Penny: I would love to have a book marketing plan, but unfortunately I don’t. The marketing aspect is still something I’m trying to learn. I attended a weeklong on-line conference recently (Muse Online Conference) and concentrated on marketing workshops. I’ve now built my own website, which I didn’t have before, and will be trying some of the other tips I learned.

Aday: What’s your writing process? Give us look inside. Tell us the how, when & why.

Penny: My writing process varies with the type of project I’m doing. When I’m working on a novel, I tend to write in spurts. I’m more comfortable with short story writing, so crafting a long novel is more intimidating. I often “see” a movie progressing in my head and follow that as I write. I keep track of my characters in a notebook with their descriptions and things that make them unique. For example, Wendy, my protagonist in Ghost for Rent, wants to be a writer. When she’s upset or sad, she writes poetry. Her brother, Mike, is a tease, so I’ve included scenes where Mike torments Wendy, much like my own brother teased me when we were kids. With my novels, I like to edit as I go since I don’t work on the story every day. When I begin for the day, I read the proceeding chapter to get a feel for where I was headed. I’m not an author who outlines, since my stories tend to take on a life of their own and often change mid-stream from what I thought I would be writing. When the book is complete, I let it sit for a few days or a week, then go back and edit. I also find reading the book aloud is useful, especially with dialog.

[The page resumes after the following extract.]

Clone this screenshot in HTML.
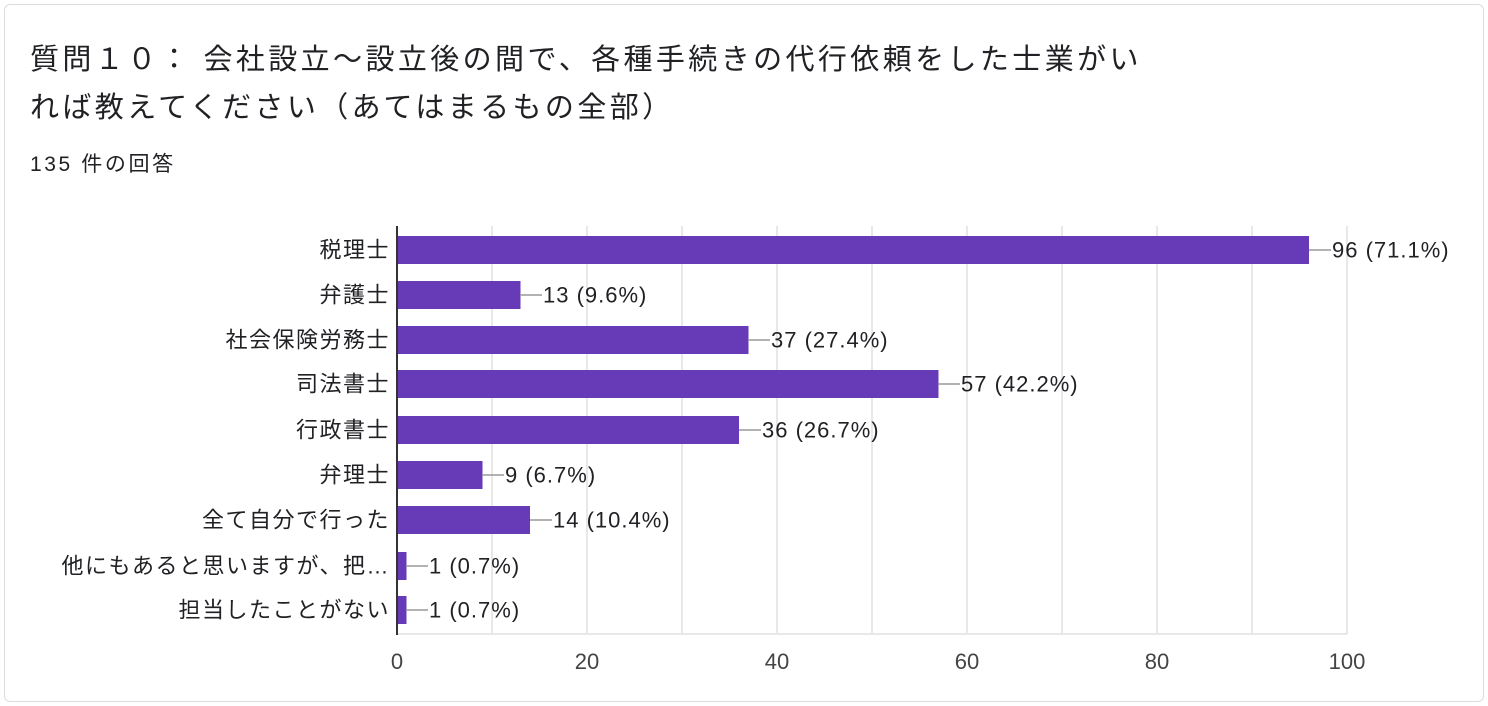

With non-fiction, I like to interview experts and add quotes to the material. I write tips for writers, parents and teens. These articles generally are done in one or two sittings. With these, I don’t edit as I go, but write the entire piece, then go back and edit.

Aday: What is the key(s) to your writing successes?

Penny: Often it’s merely a case of being in the right place, at the right time, with the right story. It’s important to know your market and what editors are seeking whether it’s a story or a non-fiction article.

Aday: If you do write another novel, what have you learned to make the process easier?

Penny: Unfortunately, for me, novel writing isn’t easy. The satisfaction when it’s finished, however, is worth the effort. Short story writing comes much easier. In writing the first novel, I did learn that keeping track of my characters is important. You don’t want your main character to have blue eyes in the first chapter and brown in the fifth. I know, myself, as a reader, these inconsistencies can ruin a story for me. If I make character sketches, those types of errors are less likely to happen. Of course, the usual things such as good grammar, tight writing, a great plot, and perfect beginning, middle and end, won’t hurt.

Aday: What piece of advice would you give other middle grade paranormal writers?

Penny: It’s important to know your audience. If you don’t have kids yourself, volunteer at the local library or school. Hang out at the food court at the mall and listen to kids talking. Research ghost stories and read other paranormal middle grade novels. Your ghosts don’t have to be like everyone else’s but there should be some similarities so they are believable. When it comes time to query publishers, research what each publisher is printing. Don’t approach an adult romance publishing house with your middle grade paranormal mystery.

Aday: Thanks for sharing with us Penny.

Penny: Aday, thanks for hosting me today. You asked some great questions.